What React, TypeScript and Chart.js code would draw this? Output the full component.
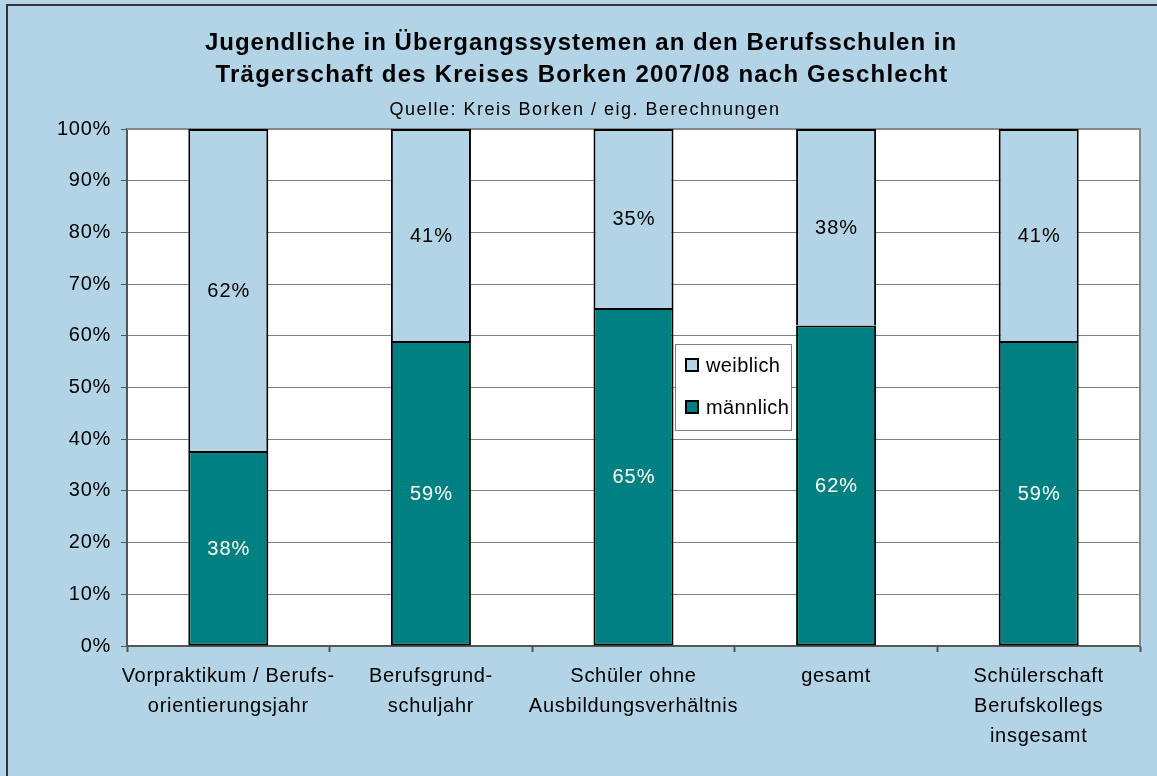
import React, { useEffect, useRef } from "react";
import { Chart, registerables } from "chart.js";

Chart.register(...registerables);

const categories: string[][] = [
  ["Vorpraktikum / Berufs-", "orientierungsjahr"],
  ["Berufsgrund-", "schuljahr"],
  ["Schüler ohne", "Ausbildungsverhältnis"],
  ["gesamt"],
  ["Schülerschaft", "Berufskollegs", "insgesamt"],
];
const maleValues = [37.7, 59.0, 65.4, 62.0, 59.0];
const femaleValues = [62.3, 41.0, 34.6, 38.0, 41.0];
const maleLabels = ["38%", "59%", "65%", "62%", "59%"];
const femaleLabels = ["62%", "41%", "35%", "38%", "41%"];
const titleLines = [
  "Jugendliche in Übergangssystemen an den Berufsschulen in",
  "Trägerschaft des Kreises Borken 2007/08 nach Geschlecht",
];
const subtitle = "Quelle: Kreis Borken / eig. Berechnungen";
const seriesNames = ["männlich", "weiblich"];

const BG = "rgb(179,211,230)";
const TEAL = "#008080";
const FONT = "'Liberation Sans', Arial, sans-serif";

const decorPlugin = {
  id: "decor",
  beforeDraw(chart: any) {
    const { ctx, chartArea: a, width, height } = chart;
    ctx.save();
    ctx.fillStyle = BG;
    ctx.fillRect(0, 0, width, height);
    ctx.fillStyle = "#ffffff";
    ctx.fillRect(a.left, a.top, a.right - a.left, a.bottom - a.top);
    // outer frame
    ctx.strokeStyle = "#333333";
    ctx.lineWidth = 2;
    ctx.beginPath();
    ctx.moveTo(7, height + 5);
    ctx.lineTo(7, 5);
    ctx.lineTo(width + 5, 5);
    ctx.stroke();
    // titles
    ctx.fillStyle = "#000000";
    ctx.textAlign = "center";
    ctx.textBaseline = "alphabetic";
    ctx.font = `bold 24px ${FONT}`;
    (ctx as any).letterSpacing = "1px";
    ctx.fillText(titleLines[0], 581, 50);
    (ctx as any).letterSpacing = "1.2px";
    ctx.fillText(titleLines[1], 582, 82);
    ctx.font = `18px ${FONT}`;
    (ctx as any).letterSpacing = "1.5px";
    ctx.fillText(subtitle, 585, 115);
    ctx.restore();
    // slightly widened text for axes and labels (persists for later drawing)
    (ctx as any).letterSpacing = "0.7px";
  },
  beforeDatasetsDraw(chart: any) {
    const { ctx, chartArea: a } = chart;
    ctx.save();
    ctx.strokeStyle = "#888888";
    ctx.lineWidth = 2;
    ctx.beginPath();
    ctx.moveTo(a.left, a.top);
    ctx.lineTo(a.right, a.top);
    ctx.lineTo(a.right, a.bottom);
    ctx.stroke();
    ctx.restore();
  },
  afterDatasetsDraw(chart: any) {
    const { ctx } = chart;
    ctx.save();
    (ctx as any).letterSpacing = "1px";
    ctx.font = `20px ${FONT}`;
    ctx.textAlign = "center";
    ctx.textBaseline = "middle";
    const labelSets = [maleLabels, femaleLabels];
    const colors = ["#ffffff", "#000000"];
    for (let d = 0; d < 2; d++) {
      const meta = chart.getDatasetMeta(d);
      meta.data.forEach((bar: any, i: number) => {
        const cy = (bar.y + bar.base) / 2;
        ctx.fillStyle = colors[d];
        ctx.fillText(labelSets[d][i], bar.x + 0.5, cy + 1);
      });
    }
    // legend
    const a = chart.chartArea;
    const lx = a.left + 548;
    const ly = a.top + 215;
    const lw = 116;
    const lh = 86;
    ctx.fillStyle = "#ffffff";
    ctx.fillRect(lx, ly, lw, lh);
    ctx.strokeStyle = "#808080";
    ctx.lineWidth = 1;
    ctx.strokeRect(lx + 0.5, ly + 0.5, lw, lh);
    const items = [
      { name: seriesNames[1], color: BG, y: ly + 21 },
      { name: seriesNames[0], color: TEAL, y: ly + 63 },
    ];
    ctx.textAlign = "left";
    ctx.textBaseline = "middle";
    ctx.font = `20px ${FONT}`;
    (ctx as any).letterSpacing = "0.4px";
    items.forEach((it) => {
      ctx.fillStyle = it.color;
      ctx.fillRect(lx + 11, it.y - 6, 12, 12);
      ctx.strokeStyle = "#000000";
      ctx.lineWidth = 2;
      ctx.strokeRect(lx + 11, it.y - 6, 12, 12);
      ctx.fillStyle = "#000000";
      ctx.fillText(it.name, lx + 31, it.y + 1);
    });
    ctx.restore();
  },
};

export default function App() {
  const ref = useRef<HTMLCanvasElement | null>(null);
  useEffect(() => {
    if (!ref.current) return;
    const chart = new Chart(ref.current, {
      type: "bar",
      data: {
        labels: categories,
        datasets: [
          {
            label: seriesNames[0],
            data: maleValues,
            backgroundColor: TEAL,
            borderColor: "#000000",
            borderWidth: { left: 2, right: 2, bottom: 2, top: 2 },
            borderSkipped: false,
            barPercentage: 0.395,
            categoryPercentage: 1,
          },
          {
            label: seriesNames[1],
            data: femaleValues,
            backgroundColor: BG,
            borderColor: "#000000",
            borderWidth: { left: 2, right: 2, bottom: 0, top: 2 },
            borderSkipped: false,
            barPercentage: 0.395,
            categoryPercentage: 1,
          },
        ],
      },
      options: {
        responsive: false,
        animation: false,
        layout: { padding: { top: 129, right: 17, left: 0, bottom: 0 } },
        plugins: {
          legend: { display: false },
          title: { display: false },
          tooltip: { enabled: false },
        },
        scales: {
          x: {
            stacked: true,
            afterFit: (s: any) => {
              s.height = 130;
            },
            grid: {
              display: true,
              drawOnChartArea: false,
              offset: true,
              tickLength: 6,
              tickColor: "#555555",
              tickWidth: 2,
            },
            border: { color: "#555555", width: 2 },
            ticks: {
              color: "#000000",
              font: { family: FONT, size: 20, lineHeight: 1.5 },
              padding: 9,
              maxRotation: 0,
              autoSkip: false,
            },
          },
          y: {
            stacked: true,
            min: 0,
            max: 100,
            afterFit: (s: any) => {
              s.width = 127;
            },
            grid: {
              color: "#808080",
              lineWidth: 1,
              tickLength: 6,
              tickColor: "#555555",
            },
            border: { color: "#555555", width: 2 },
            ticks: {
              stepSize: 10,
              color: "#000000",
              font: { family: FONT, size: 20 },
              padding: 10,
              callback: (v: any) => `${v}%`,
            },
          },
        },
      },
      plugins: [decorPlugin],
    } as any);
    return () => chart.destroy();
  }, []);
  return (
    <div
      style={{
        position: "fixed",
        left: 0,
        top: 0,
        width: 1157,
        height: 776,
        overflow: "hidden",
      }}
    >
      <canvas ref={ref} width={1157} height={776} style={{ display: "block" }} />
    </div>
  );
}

◆ WHAT TO PRODUCE
In your copy, leave out the pictures and reproduce the material above exactly.

◆ EXERCISE RESPONSE
What React, TypeScript and Chart.js code would draw this? Output the full component.
import React, { useEffect, useRef } from "react";
import { Chart, registerables } from "chart.js";

Chart.register(...registerables);

const categories: string[][] = [
  ["Vorpraktikum / Berufs-", "orientierungsjahr"],
  ["Berufsgrund-", "schuljahr"],
  ["Schüler ohne", "Ausbildungsverhältnis"],
  ["gesamt"],
  ["Schülerschaft", "Berufskollegs", "insgesamt"],
];
const maleValues = [37.7, 59.0, 65.4, 62.0, 59.0];
const femaleValues = [62.3, 41.0, 34.6, 38.0, 41.0];
const maleLabels = ["38%", "59%", "65%", "62%", "59%"];
const femaleLabels = ["62%", "41%", "35%", "38%", "41%"];
const titleLines = [
  "Jugendliche in Übergangssystemen an den Berufsschulen in",
  "Trägerschaft des Kreises Borken 2007/08 nach Geschlecht",
];
const subtitle = "Quelle: Kreis Borken / eig. Berechnungen";
const seriesNames = ["männlich", "weiblich"];

const BG = "rgb(179,211,230)";
const TEAL = "#008080";
const FONT = "'Liberation Sans', Arial, sans-serif";

const decorPlugin = {
  id: "decor",
  beforeDraw(chart: any) {
    const { ctx, chartArea: a, width, height } = chart;
    ctx.save();
    ctx.fillStyle = BG;
    ctx.fillRect(0, 0, width, height);
    ctx.fillStyle = "#ffffff";
    ctx.fillRect(a.left, a.top, a.right - a.left, a.bottom - a.top);
    // outer frame
    ctx.strokeStyle = "#333333";
    ctx.lineWidth = 2;
    ctx.beginPath();
    ctx.moveTo(7, height + 5);
    ctx.lineTo(7, 5);
    ctx.lineTo(width + 5, 5);
    ctx.stroke();
    // titles
    ctx.fillStyle = "#000000";
    ctx.textAlign = "center";
    ctx.textBaseline = "alphabetic";
    ctx.font = `bold 24px ${FONT}`;
    (ctx as any).letterSpacing = "1px";
    ctx.fillText(titleLines[0], 581, 50);
    (ctx as any).letterSpacing = "1.2px";
    ctx.fillText(titleLines[1], 582, 82);
    ctx.font = `18px ${FONT}`;
    (ctx as any).letterSpacing = "1.5px";
    ctx.fillText(subtitle, 585, 115);
    ctx.restore();
    // slightly widened text for axes and labels (persists for later drawing)
    (ctx as any).letterSpacing = "0.7px";
  },
  beforeDatasetsDraw(chart: any) {
    const { ctx, chartArea: a } = chart;
    ctx.save();
    ctx.strokeStyle = "#888888";
    ctx.lineWidth = 2;
    ctx.beginPath();
    ctx.moveTo(a.left, a.top);
    ctx.lineTo(a.right, a.top);
    ctx.lineTo(a.right, a.bottom);
    ctx.stroke();
    ctx.restore();
  },
  afterDatasetsDraw(chart: any) {
    const { ctx } = chart;
    ctx.save();
    (ctx as any).letterSpacing = "1px";
    ctx.font = `20px ${FONT}`;
    ctx.textAlign = "center";
    ctx.textBaseline = "middle";
    const labelSets = [maleLabels, femaleLabels];
    const colors = ["#ffffff", "#000000"];
    for (let d = 0; d < 2; d++) {
      const meta = chart.getDatasetMeta(d);
      meta.data.forEach((bar: any, i: number) => {
        const cy = (bar.y + bar.base) / 2;
        ctx.fillStyle = colors[d];
        ctx.fillText(labelSets[d][i], bar.x + 0.5, cy + 1);
      });
    }
    // legend
    const a = chart.chartArea;
    const lx = a.left + 548;
    const ly = a.top + 215;
    const lw = 116;
    const lh = 86;
    ctx.fillStyle = "#ffffff";
    ctx.fillRect(lx, ly, lw, lh);
    ctx.strokeStyle = "#808080";
    ctx.lineWidth = 1;
    ctx.strokeRect(lx + 0.5, ly + 0.5, lw, lh);
    const items = [
      { name: seriesNames[1], color: BG, y: ly + 21 },
      { name: seriesNames[0], color: TEAL, y: ly + 63 },
    ];
    ctx.textAlign = "left";
    ctx.textBaseline = "middle";
    ctx.font = `20px ${FONT}`;
    (ctx as any).letterSpacing = "0.4px";
    items.forEach((it) => {
      ctx.fillStyle = it.color;
      ctx.fillRect(lx + 11, it.y - 6, 12, 12);
      ctx.strokeStyle = "#000000";
      ctx.lineWidth = 2;
      ctx.strokeRect(lx + 11, it.y - 6, 12, 12);
      ctx.fillStyle = "#000000";
      ctx.fillText(it.name, lx + 31, it.y + 1);
    });
    ctx.restore();
  },
};

export default function App() {
  const ref = useRef<HTMLCanvasElement | null>(null);
  useEffect(() => {
    if (!ref.current) return;
    const chart = new Chart(ref.current, {
      type: "bar",
      data: {
        labels: categories,
        datasets: [
          {
            label: seriesNames[0],
            data: maleValues,
            backgroundColor: TEAL,
            borderColor: "#000000",
            borderWidth: { left: 2, right: 2, bottom: 2, top: 2 },
            borderSkipped: false,
            barPercentage: 0.395,
            categoryPercentage: 1,
          },
          {
            label: seriesNames[1],
            data: femaleValues,
            backgroundColor: BG,
            borderColor: "#000000",
            borderWidth: { left: 2, right: 2, bottom: 0, top: 2 },
            borderSkipped: false,
            barPercentage: 0.395,
            categoryPercentage: 1,
          },
        ],
      },
      options: {
        responsive: false,
        animation: false,
        layout: { padding: { top: 129, right: 17, left: 0, bottom: 0 } },
        plugins: {
          legend: { display: false },
          title: { display: false },
          tooltip: { enabled: false },
        },
        scales: {
          x: {
            stacked: true,
            afterFit: (s: any) => {
              s.height = 130;
            },
            grid: {
              display: true,
              drawOnChartArea: false,
              offset: true,
              tickLength: 6,
              tickColor: "#555555",
              tickWidth: 2,
            },
            border: { color: "#555555", width: 2 },
            ticks: {
              color: "#000000",
              font: { family: FONT, size: 20, lineHeight: 1.5 },
              padding: 9,
              maxRotation: 0,
              autoSkip: false,
            },
          },
          y: {
            stacked: true,
            min: 0,
            max: 100,
            afterFit: (s: any) => {
              s.width = 127;
            },
            grid: {
              color: "#808080",
              lineWidth: 1,
              tickLength: 6,
              tickColor: "#555555",
            },
            border: { color: "#555555", width: 2 },
            ticks: {
              stepSize: 10,
              color: "#000000",
              font: { family: FONT, size: 20 },
              padding: 10,
              callback: (v: any) => `${v}%`,
            },
          },
        },
      },
      plugins: [decorPlugin],
    } as any);
    return () => chart.destroy();
  }, []);
  return (
    <div
      style={{
        position: "fixed",
        left: 0,
        top: 0,
        width: 1157,
        height: 776,
        overflow: "hidden",
      }}
    >
      <canvas ref={ref} width={1157} height={776} style={{ display: "block" }} />
    </div>
  );
}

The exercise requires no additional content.